Wednesday, March 6, 2013
Not a laughing matter
You know something, in America today alot of People find lives like Mine amusing. Grown Adults do not, that is a fact of life. If nothing else comes from My writing, I at least help some one learn how to grow. I am mature in some ways, but Myself have yet to reach the point in My life that I can say I am a Grown Man, this in part is due to My honesty. Good news Folks, I am now one of the sober People. I woke up the day after the superbowl with a swollen and purple colored ankle, I did'nt remember hurting Myself. I have'nt drank a drop since. two weeks later I gave up the marijauna. I say this just because I feel good about being able to do so. Yes I have quit in the past, but this time I will make it all the way. In any future letters to You I doubt if I'll mention these Assholes that messed Me around, I just wanna talk about good things in life. Enjoy Your day, Kelly.
Monday, March 4, 2013
just a correction
As I have said from the beginning I will correct anything I say if it is wrong. The only thing I can think of is when I was given the Playboy. I said it was after twenty four hours, I remember now that it was given to Me on friday night not saturday. On saturday Kevin and Scott sat and watched Me as I crawled the walls, You could see the enjoyment in Thier faces too. Dam I want these People in the worst way.
Sunday, March 3, 2013
Dear Hugh.
For any of My followers, I want You to know tht I am writing this for Hugh Hefner personally. I tweeted Him just a minute ago and told Him to read My story. I doubt if it will come to anything, but hey, why not try a different channel. Hugh if You're any kind of a Man at all You will see through Richard Pattison and His Pals.

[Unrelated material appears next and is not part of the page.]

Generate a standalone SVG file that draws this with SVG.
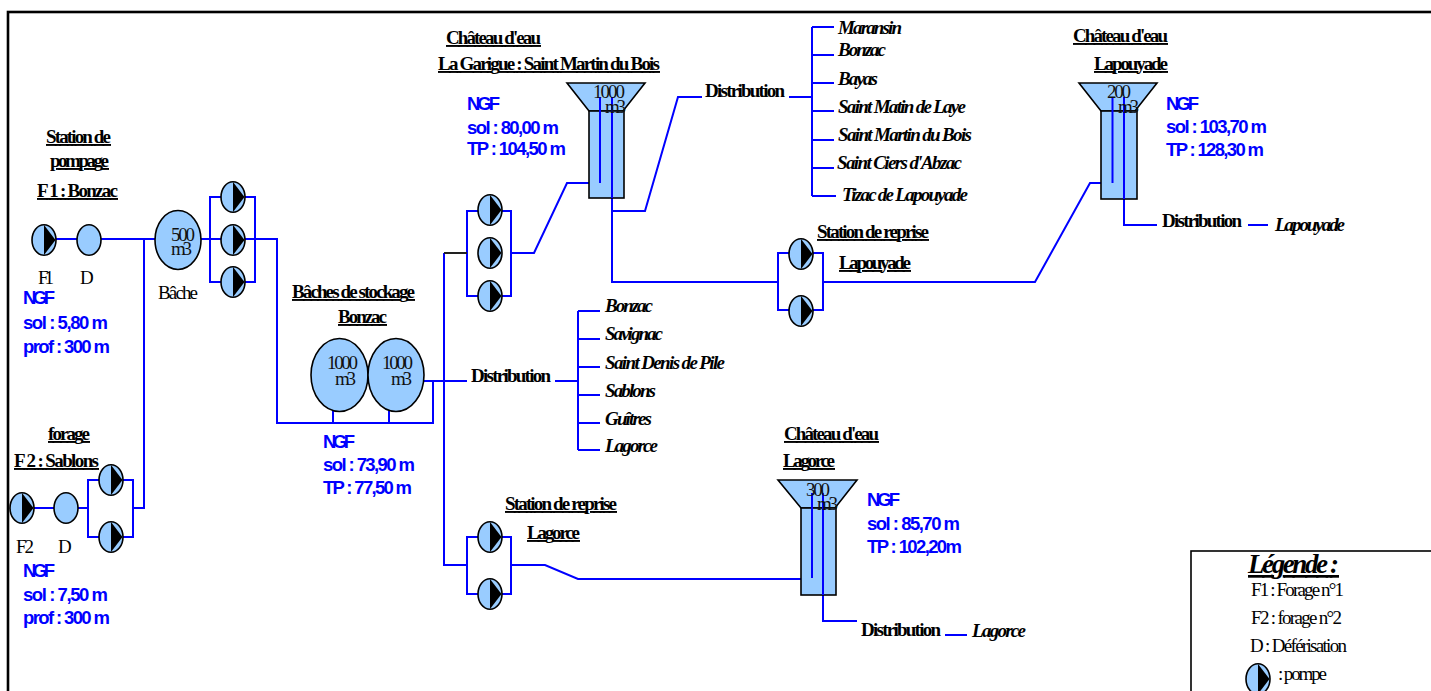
<svg xmlns="http://www.w3.org/2000/svg" xmlns:xlink="http://www.w3.org/1999/xlink" width="1431" height="691" viewBox="0 0 1431 691">
<style>
.c{fill:none;stroke:#0000ff;stroke-width:2;stroke-linejoin:miter}
.s{fill:#99ccff;stroke:#000;stroke-width:1.6}
text{font-family:"Liberation Serif","Times New Roman",serif;fill:#000}
.h{font-weight:bold;font-size:19px;text-decoration:underline}
.d{font-weight:bold;font-size:19px}
.i{font-weight:bold;font-style:italic;font-size:19px}
.n{font-size:19px}
.v{font-size:19px;fill:#111}
.b{font-family:"Liberation Sans",Arial,sans-serif;font-weight:bold;font-size:18.500px;fill:#0000ff}
</style>
<defs>
<g id="pump"><ellipse class="s" cx="0" cy="0" rx="12" ry="15.300"/><path d="M0,-15 L11.500,0 L0,15 Z" fill="#000"/></g>
<ellipse id="disc" class="s" cx="0" cy="0" rx="12" ry="15.300"/>
</defs>
<rect id="frame" x="8" y="12" width="1430" height="690" fill="#fff" stroke="#000" stroke-width="2.600"/>
<g id="connectors">
<path class="c" d="M44,239H178M144,239V508H133M88,480H133V537H88ZM33,508H55M77,508H88"/>
<path class="c" d="M199,239H277V423H433V381M210,197H255V282H210ZM423,381H467M333,411V423M389,411V423"/>
<path class="c" d="M444,566V253M467,211H511V296H467ZM511,253H534L567,183H600V97M612,97V282H778M612,211H645L678,97H702"/>
<path d="M444,253H467" fill="none" stroke="#222" stroke-width="2"/>
<path class="c" d="M789,97H812M812,27V196M812,27H834M812,55H834M812,83H834M812,111H834M812,140H834M812,168H834M812,196H836"/>
<path class="c" d="M555,381H578M578,311V450M578,311H600M578,339H600M578,367H600M578,395H600M578,423H600M578,450H600"/>
<path class="c" d="M778,253H823V310H778ZM823,282H1035L1090,183H1112.500V97M1124,97V225H1157M1248,225H1268"/>
<path class="c" d="M444,565H467M467,537H511V594H467ZM511,565H545L578,579H812V493M823,493V621H857M945,635H967"/>
</g>
<g id="f1"><use xlink:href="#pump" href="#pump" x="44" y="240"/><text class="n" x="38" y="284" textLength="16">F1</text><text class="h" x="46" y="143" textLength="65">Station de</text><text class="h" x="50" y="167" textLength="59">pompage</text><text class="h" x="37" y="197" textLength="81">F 1 : Bonzac</text><text class="b" x="23" y="304" textLength="32">NGF</text><text class="b" x="23" y="329" textLength="85">sol : 5,80 m</text><text class="b" x="23" y="353" textLength="87">prof : 300 m</text></g>
<g id="d1"><use xlink:href="#disc" href="#disc" x="89" y="240"/><text class="n" x="80" y="284" textLength="13">D</text></g>
<g id="bache"><ellipse class="s" cx="178" cy="240" rx="23" ry="29.500"/><text class="v" x="171" y="241" textLength="24">500</text><text class="v" x="171" y="255" textLength="21">m3</text><text class="n" x="158" y="299" textLength="40">Bâche</text></g>
<g id="p1"><use xlink:href="#pump" href="#pump" x="233" y="197"/></g>
<g id="p2"><use xlink:href="#pump" href="#pump" x="233" y="240"/></g>
<g id="p3"><use xlink:href="#pump" href="#pump" x="233" y="282"/></g>
<g id="f2"><use xlink:href="#pump" href="#pump" x="22" y="508"/><text class="h" x="48" y="440" textLength="42">forage</text><text class="h" x="14" y="467" textLength="85">F 2 : Sablons</text><text class="n" x="16" y="553" textLength="18">F2</text><text class="b" x="23" y="577" textLength="32">NGF</text><text class="b" x="23" y="601" textLength="85">sol : 7,50 m</text><text class="b" x="23" y="624" textLength="87">prof : 300 m</text></g>
<g id="d2"><use xlink:href="#disc" href="#disc" x="66" y="508"/><text class="n" x="58" y="553" textLength="13">D</text></g>
<g id="p4"><use xlink:href="#pump" href="#pump" x="111" y="480"/></g>
<g id="p5"><use xlink:href="#pump" href="#pump" x="111" y="537"/></g>
<g id="baches"><ellipse class="s" cx="339.500" cy="375" rx="28.500" ry="36.500"/><ellipse class="s" cx="396" cy="375" rx="28" ry="36.500"/><text class="v" x="327" y="369" textLength="31">1000</text><text class="v" x="335" y="385" textLength="21">m3</text><text class="v" x="382" y="369" textLength="31">1000</text><text class="v" x="391" y="385" textLength="21">m3</text><text class="h" x="292" y="298" textLength="123">Bâches de stockage</text><text class="h" x="338" y="323" textLength="49">Bonzac</text><text class="b" x="323" y="448" textLength="32">NGF</text><text class="b" x="323" y="471" textLength="92">sol : 73,90 m</text><text class="b" x="323" y="494" textLength="89">TP : 77,50 m</text></g>
<g id="p6"><use xlink:href="#pump" href="#pump" x="490" y="210"/></g>
<g id="p7"><use xlink:href="#pump" href="#pump" x="490" y="253"/></g>
<g id="p8"><use xlink:href="#pump" href="#pump" x="490" y="296"/></g>
<g id="tank1"><path class="s" d="M567,83H645L623,111H589Z"/><rect class="s" x="589" y="111" width="35" height="87"/><path class="c" d="M600,97V183M612,97V198"/><text class="v" x="593" y="98" textLength="32">1000</text><text class="v" x="605" y="113" textLength="21">m3</text><text class="h" x="446" y="44" textLength="95">Château d'eau</text><text class="h" x="438" y="70" textLength="222">La Garigue : Saint Martin du Bois</text><text class="b" x="467" y="110" textLength="33">NGF</text><text class="b" x="467" y="134" textLength="92">sol : 80,00 m</text><text class="b" x="467" y="155" textLength="99">TP : 104,50 m</text></g>
<g id="tank2"><path class="s" d="M1079,83H1157L1135,111H1101Z"/><rect class="s" x="1101" y="111" width="36" height="88"/><path class="c" d="M1112.500,97V183M1124,97V199"/><text class="v" x="1107" y="98" textLength="24">200</text><text class="v" x="1118" y="113" textLength="21">m3</text><text class="h" x="1073" y="42" textLength="95">Château d'eau</text><text class="h" x="1094" y="70" textLength="74">Lapouyade</text><text class="b" x="1166" y="110" textLength="33">NGF</text><text class="b" x="1166" y="133" textLength="101">sol : 103,70 m</text><text class="b" x="1166" y="156" textLength="98">TP : 128,30 m</text></g>
<g id="tank3"><path class="s" d="M778,480H857L835,508H801Z"/><rect class="s" x="801" y="508" width="35" height="87"/><path class="c" d="M812,493V578M823,493V595"/><text class="v" x="806" y="496" textLength="24">300</text><text class="v" x="817" y="510" textLength="21">m3</text><text class="h" x="784" y="440" textLength="95">Château d'eau</text><text class="h" x="783" y="467" textLength="52">Lagorce</text><text class="b" x="867" y="506" textLength="33">NGF</text><text class="b" x="867" y="530" textLength="93">sol : 85,70 m</text><text class="b" x="867" y="553" textLength="95">TP : 102,20m</text></g>
<g id="dist1"><text class="d" x="705" y="97" textLength="80">Distribution</text><text class="i" x="838" y="34" textLength="64">Maransin</text><text class="i" x="838" y="56" textLength="48">Bonzac</text><text class="i" x="838" y="85" textLength="40">Bayas</text><text class="i" x="838" y="113" textLength="128">Saint Matin de Laye</text><text class="i" x="838" y="141" textLength="134">Saint Martin du Bois</text><text class="i" x="837" y="169" textLength="125">Saint Ciers d'Abzac</text><text class="i" x="842" y="201" textLength="126">Tizac de Lapouyade</text></g>
<g id="dist2"><text class="d" x="471" y="382" textLength="80">Distribution</text><text class="i" x="605" y="312" textLength="48">Bonzac</text><text class="i" x="605" y="340" textLength="58">Savignac</text><text class="i" x="605" y="369" textLength="120">Saint Denis de Pile</text><text class="i" x="605" y="397" textLength="51">Sablons</text><text class="i" x="605" y="425" textLength="47">Guîtres</text><text class="i" x="605" y="452" textLength="53">Lagorce</text></g>
<g id="dist3"><text class="d" x="1162" y="227" textLength="80">Distribution</text><text class="i" x="1275" y="231" textLength="70">Lapouyade</text></g>
<g id="dist4"><text class="d" x="861" y="636" textLength="80">Distribution</text><text class="i" x="972" y="637" textLength="54">Lagorce</text></g>
<g id="sr1"><use xlink:href="#pump" href="#pump" x="801" y="254"/><use xlink:href="#pump" href="#pump" x="801" y="311"/><text class="h" x="817" y="238" textLength="112">Station de reprise</text><text class="h" x="839" y="269" textLength="72">Lapouyade</text></g>
<g id="sr2"><use xlink:href="#pump" href="#pump" x="490" y="537"/><use xlink:href="#pump" href="#pump" x="490" y="594"/><text class="h" x="505" y="510" textLength="112">Station de reprise</text><text class="h" x="527" y="539" textLength="53">Lagorce</text></g>
<g id="legende"><rect x="1191" y="551" width="250" height="150" fill="#fff" stroke="#000" stroke-width="1.600"/><text x="1248" y="573" textLength="91" style="font-weight:bold;font-style:italic;font-size:27px;text-decoration:underline">Légende :</text><text class="n" x="1251" y="596" textLength="93">F1 : Forage n°1</text><text class="n" x="1251" y="624" textLength="91">F2 : forage n°2</text><text class="n" x="1250" y="652" textLength="97">D : Déférisation</text><use xlink:href="#pump" href="#pump" x="1258" y="679"/><text class="n" x="1278" y="680" textLength="49">: pompe</text></g>
</svg>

Read the whole thing if You dare, I feel You are a fraud Myself. To the rest of You, have a good one.
Friday, March 1, 2013
This Patriot
I just have to say something that has been on My mind for sometime. Right after the attacks on the trade center I was otreaged like the rest of America, that is the normal Humans here. I felt I had to say something and I wrote a letter to the F.B.I., instead of mailing it I walked into Thier office in Austin Texas. The thing was probably one inch thick. The Officer pushed it across the table and said, "You open it.", no problem I thought and did as He said. What was in the letter were My thoughts on how a Terrorist could attack Us and how easy it was for Them to come into Our country. The thing I want to say here is that when I walked out of the building I felt like a Patriot, right after I felt like a Full Grown Man. Now this has nothing to do with the justice I seek, I just wanted to say it. As far as Me saying I was going to Washington to beat Bill Rowley severely, I was side tracked by a job so I have yet to do so. I think it would be the wiser not to do so now though, stocking is a felony. I was'nt stocking Richard Pattison due to the fact that I never really knew where He was, but I do know where Bill lives. I will await until I run into Him down the road. This summer is Our 35th high school reunion, I was pushed around as I stated before in that school and I have yet to go to one of these due to the fact that Somebody is bound to say something and I will go off on Them, but this time? We'll see. Have a great day Folks, Kelly.